- **Problem requirements**
Omit the pictures and print exactly the lines of the listing below, starting at the first and ending at the line containing "ax = fig.add_axes([0.0854, 0.1135, 0.9146, 0.869])".

..........

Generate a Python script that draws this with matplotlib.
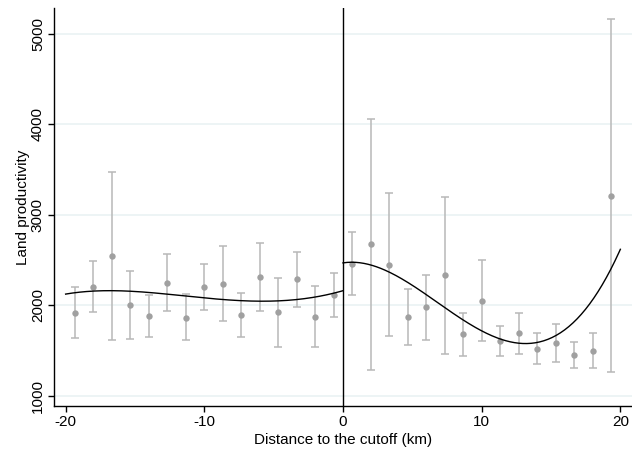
import numpy as np
import matplotlib
matplotlib.use("Agg")
import matplotlib.pyplot as plt

plt.rcParams["font.family"] = ["Liberation Sans", "DejaVu Sans"]
plt.rcParams["axes.unicode_minus"] = False

# Binned means with 95% CIs, 15 bins of 4/3 km on each side of the cutoff
bin_x_left = [-19.33, -18.0, -16.67, -15.33, -14.0, -12.67, -11.33, -10.0,
              -8.67, -7.33, -6.0, -4.67, -3.33, -2.0, -0.67]
mean_left = [1915, 2202, 2541, 2000, 1875, 2246, 1860, 2199,
             2235, 1890, 2312, 1919, 2283, 1868, 2114]
hi_left = [2199, 2486, 3475, 2379, 2107, 2563, 2118, 2456,
           2651, 2129, 2688, 2294, 2589, 2206, 2357]
lo_left = [1636, 1923, 1610, 1625, 1647, 1934, 1610, 1941,
           1820, 1650, 1937, 1540, 1978, 1533, 1871]

bin_x_right = [0.67, 2.0, 3.33, 4.67, 6.0, 7.33, 8.67, 10.0,
               11.33, 12.67, 14.0, 15.33, 16.67, 18.0, 19.33]
mean_right = [2453, 2670, 2445, 1864, 1978, 2327, 1676, 2044,
              1599, 1688, 1511, 1581, 1452, 1496, 3210]
hi_right = [2802, 4061, 3240, 2172, 2335, 3192, 1915, 2497,
            1764, 1915, 1687, 1794, 1592, 1691, 5157]
lo_right = [2110, 1286, 1654, 1558, 1617, 1462, 1440, 1599,
            1434, 1462, 1345, 1374, 1308, 1308, 1260]

# Polynomial fit values on each side
fit_x_left = [-20, -16.67, -13.33, -10, -6.67, -3.33, 0]
fit_y_left = [2121, 2158, 2130, 2080, 2042, 2062, 2158]
fit_x_right = [0, 3.36, 6.02, 7.36, 8.71, 10.02, 11.37, 12.71,
               14.05, 15.37, 16.71, 18.03, 19.38, 20]
fit_y_right = [2464, 2368, 2110, 1963, 1834, 1713, 1621, 1577,
               1595, 1669, 1816, 2055, 2423, 2615]

fig = plt.figure(figsize=(6.32, 4.58), dpi=100)
ax = fig.add_axes([0.0854, 0.1135, 0.9146, 0.869])

for x, m, hi, lo in [(bin_x_left, mean_left, hi_left, lo_left),
                     (bin_x_right, mean_right, hi_right, lo_right)]:
    m = np.asarray(m)
    yerr = [m - np.asarray(lo), np.asarray(hi) - m]
    ax.errorbar(x, m, yerr=yerr, fmt="none", ecolor="#b8b8b8",
                elinewidth=1.1, capsize=3, capthick=1.1, zorder=2)
    ax.plot(x, m, "o", color="#a0a0a0", markersize=4.6,
            markeredgewidth=0, zorder=3)

for fx, fy in [(fit_x_left, fit_y_left), (fit_x_right, fit_y_right)]:
    coef = np.polyfit(fx, fy, 4)
    xs = np.linspace(fx[0], fx[-1], 200)
    ax.plot(xs, np.polyval(coef, xs), color="black", lw=1.0, zorder=4)

ax.axvline(0, color="black", lw=1.0, zorder=4)

ax.set_xlim(-20.84, 20.84)
ax.set_ylim(884, 5282)
ax.set_xticks([-20, -10, 0, 10, 20])
ax.set_yticks([1000, 2000, 3000, 4000, 5000])
ax.yaxis.grid(True, color="#eaf2f3", lw=1.2)
ax.set_axisbelow(True)
for s in ("top", "right"):
    ax.spines[s].set_visible(False)
for s in ("left", "bottom"):
    ax.spines[s].set_linewidth(1.0)
ax.tick_params(axis="both", labelsize=11, length=4, width=1.0, pad=2.5)
plt.setp(ax.get_yticklabels(), rotation=90, va="center")
ax.set_xlabel("Distance to the cutoff (km)", fontsize=11, labelpad=3)
ax.set_ylabel("Land productivity", fontsize=11, labelpad=1)

fig.savefig("out.png", dpi=100)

..........

- **Full answer**
Generate a Python script that draws this with matplotlib.
import numpy as np
import matplotlib
matplotlib.use("Agg")
import matplotlib.pyplot as plt

plt.rcParams["font.family"] = ["Liberation Sans", "DejaVu Sans"]
plt.rcParams["axes.unicode_minus"] = False

# Binned means with 95% CIs, 15 bins of 4/3 km on each side of the cutoff
bin_x_left = [-19.33, -18.0, -16.67, -15.33, -14.0, -12.67, -11.33, -10.0,
              -8.67, -7.33, -6.0, -4.67, -3.33, -2.0, -0.67]
mean_left = [1915, 2202, 2541, 2000, 1875, 2246, 1860, 2199,
             2235, 1890, 2312, 1919, 2283, 1868, 2114]
hi_left = [2199, 2486, 3475, 2379, 2107, 2563, 2118, 2456,
           2651, 2129, 2688, 2294, 2589, 2206, 2357]
lo_left = [1636, 1923, 1610, 1625, 1647, 1934, 1610, 1941,
           1820, 1650, 1937, 1540, 1978, 1533, 1871]

bin_x_right = [0.67, 2.0, 3.33, 4.67, 6.0, 7.33, 8.67, 10.0,
               11.33, 12.67, 14.0, 15.33, 16.67, 18.0, 19.33]
mean_right = [2453, 2670, 2445, 1864, 1978, 2327, 1676, 2044,
              1599, 1688, 1511, 1581, 1452, 1496, 3210]
hi_right = [2802, 4061, 3240, 2172, 2335, 3192, 1915, 2497,
            1764, 1915, 1687, 1794, 1592, 1691, 5157]
lo_right = [2110, 1286, 1654, 1558, 1617, 1462, 1440, 1599,
            1434, 1462, 1345, 1374, 1308, 1308, 1260]

# Polynomial fit values on each side
fit_x_left = [-20, -16.67, -13.33, -10, -6.67, -3.33, 0]
fit_y_left = [2121, 2158, 2130, 2080, 2042, 2062, 2158]
fit_x_right = [0, 3.36, 6.02, 7.36, 8.71, 10.02, 11.37, 12.71,
               14.05, 15.37, 16.71, 18.03, 19.38, 20]
fit_y_right = [2464, 2368, 2110, 1963, 1834, 1713, 1621, 1577,
               1595, 1669, 1816, 2055, 2423, 2615]

fig = plt.figure(figsize=(6.32, 4.58), dpi=100)
ax = fig.add_axes([0.0854, 0.1135, 0.9146, 0.869])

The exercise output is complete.